WHAT THE EXERCISE ASKS — Render the material again word for word, skipping the pictures in it.

- - - -

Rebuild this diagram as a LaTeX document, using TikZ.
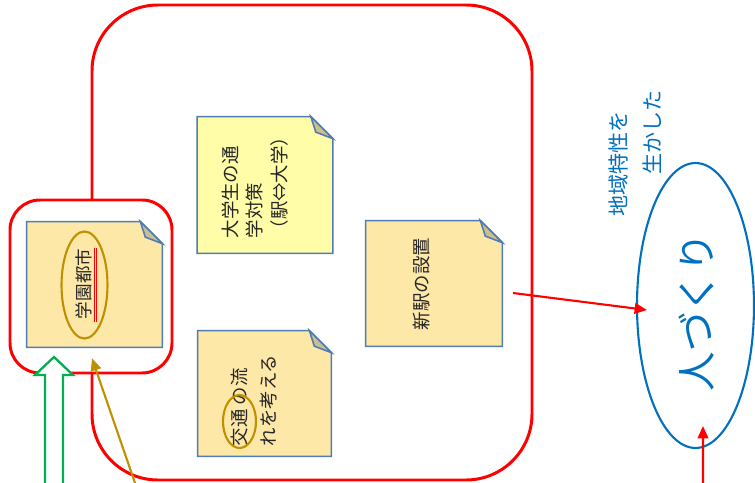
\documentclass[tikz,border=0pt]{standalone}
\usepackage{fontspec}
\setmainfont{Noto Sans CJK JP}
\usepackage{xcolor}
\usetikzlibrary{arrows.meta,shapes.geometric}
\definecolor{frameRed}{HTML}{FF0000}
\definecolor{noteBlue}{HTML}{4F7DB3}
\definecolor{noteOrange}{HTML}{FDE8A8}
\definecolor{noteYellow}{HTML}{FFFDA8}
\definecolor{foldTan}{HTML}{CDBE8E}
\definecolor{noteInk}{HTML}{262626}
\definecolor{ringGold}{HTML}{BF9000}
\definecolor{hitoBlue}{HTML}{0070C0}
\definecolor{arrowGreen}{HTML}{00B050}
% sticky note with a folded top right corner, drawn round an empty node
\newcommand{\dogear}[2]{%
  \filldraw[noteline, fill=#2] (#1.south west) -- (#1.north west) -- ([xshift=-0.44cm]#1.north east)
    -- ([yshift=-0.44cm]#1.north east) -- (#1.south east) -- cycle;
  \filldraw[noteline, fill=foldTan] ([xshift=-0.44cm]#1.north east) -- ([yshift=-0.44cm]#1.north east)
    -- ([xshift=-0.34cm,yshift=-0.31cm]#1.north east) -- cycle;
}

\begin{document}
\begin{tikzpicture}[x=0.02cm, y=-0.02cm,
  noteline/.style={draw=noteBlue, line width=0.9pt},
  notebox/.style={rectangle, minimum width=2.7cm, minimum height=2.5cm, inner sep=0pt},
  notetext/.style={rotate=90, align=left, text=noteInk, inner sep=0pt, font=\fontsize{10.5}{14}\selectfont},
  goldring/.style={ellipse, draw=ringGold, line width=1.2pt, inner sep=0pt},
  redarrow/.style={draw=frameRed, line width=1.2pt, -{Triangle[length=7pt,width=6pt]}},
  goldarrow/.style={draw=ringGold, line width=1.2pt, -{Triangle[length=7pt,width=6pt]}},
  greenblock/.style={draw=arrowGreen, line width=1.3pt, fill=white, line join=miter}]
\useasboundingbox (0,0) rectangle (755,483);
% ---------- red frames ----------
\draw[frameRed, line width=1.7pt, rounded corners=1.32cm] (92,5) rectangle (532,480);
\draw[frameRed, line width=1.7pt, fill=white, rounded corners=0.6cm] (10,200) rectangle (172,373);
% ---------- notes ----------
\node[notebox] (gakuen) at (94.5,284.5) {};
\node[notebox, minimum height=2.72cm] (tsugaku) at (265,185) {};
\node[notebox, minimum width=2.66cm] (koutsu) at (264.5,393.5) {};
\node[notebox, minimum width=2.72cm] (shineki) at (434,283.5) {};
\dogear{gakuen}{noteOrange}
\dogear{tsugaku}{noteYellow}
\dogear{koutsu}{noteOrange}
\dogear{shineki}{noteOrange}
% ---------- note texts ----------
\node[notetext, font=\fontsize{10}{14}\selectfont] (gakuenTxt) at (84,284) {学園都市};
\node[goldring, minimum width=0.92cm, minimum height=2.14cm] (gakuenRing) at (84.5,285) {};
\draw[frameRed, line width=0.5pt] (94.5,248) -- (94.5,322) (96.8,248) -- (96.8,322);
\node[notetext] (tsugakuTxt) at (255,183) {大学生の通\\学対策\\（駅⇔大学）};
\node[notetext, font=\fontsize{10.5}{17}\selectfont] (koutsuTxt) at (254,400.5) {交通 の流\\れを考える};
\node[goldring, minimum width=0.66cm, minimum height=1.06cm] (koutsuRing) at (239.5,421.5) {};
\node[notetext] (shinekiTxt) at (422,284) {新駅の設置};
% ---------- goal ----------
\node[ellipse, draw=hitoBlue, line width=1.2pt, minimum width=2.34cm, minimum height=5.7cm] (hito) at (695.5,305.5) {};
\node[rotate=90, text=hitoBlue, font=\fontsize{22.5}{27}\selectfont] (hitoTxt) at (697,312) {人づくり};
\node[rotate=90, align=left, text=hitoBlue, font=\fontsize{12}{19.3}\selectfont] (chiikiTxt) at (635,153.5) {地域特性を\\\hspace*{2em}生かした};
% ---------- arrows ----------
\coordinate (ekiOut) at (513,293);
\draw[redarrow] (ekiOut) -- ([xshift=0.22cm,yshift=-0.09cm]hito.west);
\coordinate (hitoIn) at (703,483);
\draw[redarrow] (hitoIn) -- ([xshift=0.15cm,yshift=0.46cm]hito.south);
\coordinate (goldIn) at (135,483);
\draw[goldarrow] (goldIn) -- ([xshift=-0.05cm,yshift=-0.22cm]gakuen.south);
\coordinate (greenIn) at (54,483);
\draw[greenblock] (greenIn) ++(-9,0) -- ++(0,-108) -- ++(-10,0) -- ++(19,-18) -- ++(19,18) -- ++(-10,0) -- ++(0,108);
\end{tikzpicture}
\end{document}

- - - -

RESULT FOR THIS TASK —
Rebuild this diagram as a LaTeX document, using TikZ.
\documentclass[tikz,border=0pt]{standalone}
\usepackage{fontspec}
\setmainfont{Noto Sans CJK JP}
\usepackage{xcolor}
\usetikzlibrary{arrows.meta,shapes.geometric}
\definecolor{frameRed}{HTML}{FF0000}
\definecolor{noteBlue}{HTML}{4F7DB3}
\definecolor{noteOrange}{HTML}{FDE8A8}
\definecolor{noteYellow}{HTML}{FFFDA8}
\definecolor{foldTan}{HTML}{CDBE8E}
\definecolor{noteInk}{HTML}{262626}
\definecolor{ringGold}{HTML}{BF9000}
\definecolor{hitoBlue}{HTML}{0070C0}
\definecolor{arrowGreen}{HTML}{00B050}
% sticky note with a folded top right corner, drawn round an empty node
\newcommand{\dogear}[2]{%
  \filldraw[noteline, fill=#2] (#1.south west) -- (#1.north west) -- ([xshift=-0.44cm]#1.north east)
    -- ([yshift=-0.44cm]#1.north east) -- (#1.south east) -- cycle;
  \filldraw[noteline, fill=foldTan] ([xshift=-0.44cm]#1.north east) -- ([yshift=-0.44cm]#1.north east)
    -- ([xshift=-0.34cm,yshift=-0.31cm]#1.north east) -- cycle;
}

\begin{document}
\begin{tikzpicture}[x=0.02cm, y=-0.02cm,
  noteline/.style={draw=noteBlue, line width=0.9pt},
  notebox/.style={rectangle, minimum width=2.7cm, minimum height=2.5cm, inner sep=0pt},
  notetext/.style={rotate=90, align=left, text=noteInk, inner sep=0pt, font=\fontsize{10.5}{14}\selectfont},
  goldring/.style={ellipse, draw=ringGold, line width=1.2pt, inner sep=0pt},
  redarrow/.style={draw=frameRed, line width=1.2pt, -{Triangle[length=7pt,width=6pt]}},
  goldarrow/.style={draw=ringGold, line width=1.2pt, -{Triangle[length=7pt,width=6pt]}},
  greenblock/.style={draw=arrowGreen, line width=1.3pt, fill=white, line join=miter}]
\useasboundingbox (0,0) rectangle (755,483);
% ---------- red frames ----------
\draw[frameRed, line width=1.7pt, rounded corners=1.32cm] (92,5) rectangle (532,480);
\draw[frameRed, line width=1.7pt, fill=white, rounded corners=0.6cm] (10,200) rectangle (172,373);
% ---------- notes ----------
\node[notebox] (gakuen) at (94.5,284.5) {};
\node[notebox, minimum height=2.72cm] (tsugaku) at (265,185) {};
\node[notebox, minimum width=2.66cm] (koutsu) at (264.5,393.5) {};
\node[notebox, minimum width=2.72cm] (shineki) at (434,283.5) {};
\dogear{gakuen}{noteOrange}
\dogear{tsugaku}{noteYellow}
\dogear{koutsu}{noteOrange}
\dogear{shineki}{noteOrange}
% ---------- note texts ----------
\node[notetext, font=\fontsize{10}{14}\selectfont] (gakuenTxt) at (84,284) {学園都市};
\node[goldring, minimum width=0.92cm, minimum height=2.14cm] (gakuenRing) at (84.5,285) {};
\draw[frameRed, line width=0.5pt] (94.5,248) -- (94.5,322) (96.8,248) -- (96.8,322);
\node[notetext] (tsugakuTxt) at (255,183) {大学生の通\\学対策\\（駅⇔大学）};
\node[notetext, font=\fontsize{10.5}{17}\selectfont] (koutsuTxt) at (254,400.5) {交通 の流\\れを考える};
\node[goldring, minimum width=0.66cm, minimum height=1.06cm] (koutsuRing) at (239.5,421.5) {};
\node[notetext] (shinekiTxt) at (422,284) {新駅の設置};
% ---------- goal ----------
\node[ellipse, draw=hitoBlue, line width=1.2pt, minimum width=2.34cm, minimum height=5.7cm] (hito) at (695.5,305.5) {};
\node[rotate=90, text=hitoBlue, font=\fontsize{22.5}{27}\selectfont] (hitoTxt) at (697,312) {人づくり};
\node[rotate=90, align=left, text=hitoBlue, font=\fontsize{12}{19.3}\selectfont] (chiikiTxt) at (635,153.5) {地域特性を\\\hspace*{2em}生かした};
% ---------- arrows ----------
\coordinate (ekiOut) at (513,293);
\draw[redarrow] (ekiOut) -- ([xshift=0.22cm,yshift=-0.09cm]hito.west);
\coordinate (hitoIn) at (703,483);
\draw[redarrow] (hitoIn) -- ([xshift=0.15cm,yshift=0.46cm]hito.south);
\coordinate (goldIn) at (135,483);
\draw[goldarrow] (goldIn) -- ([xshift=-0.05cm,yshift=-0.22cm]gakuen.south);
\coordinate (greenIn) at (54,483);
\draw[greenblock] (greenIn) ++(-9,0) -- ++(0,-108) -- ++(-10,0) -- ++(19,-18) -- ++(19,18) -- ++(-10,0) -- ++(0,108);
\end{tikzpicture}
\end{document}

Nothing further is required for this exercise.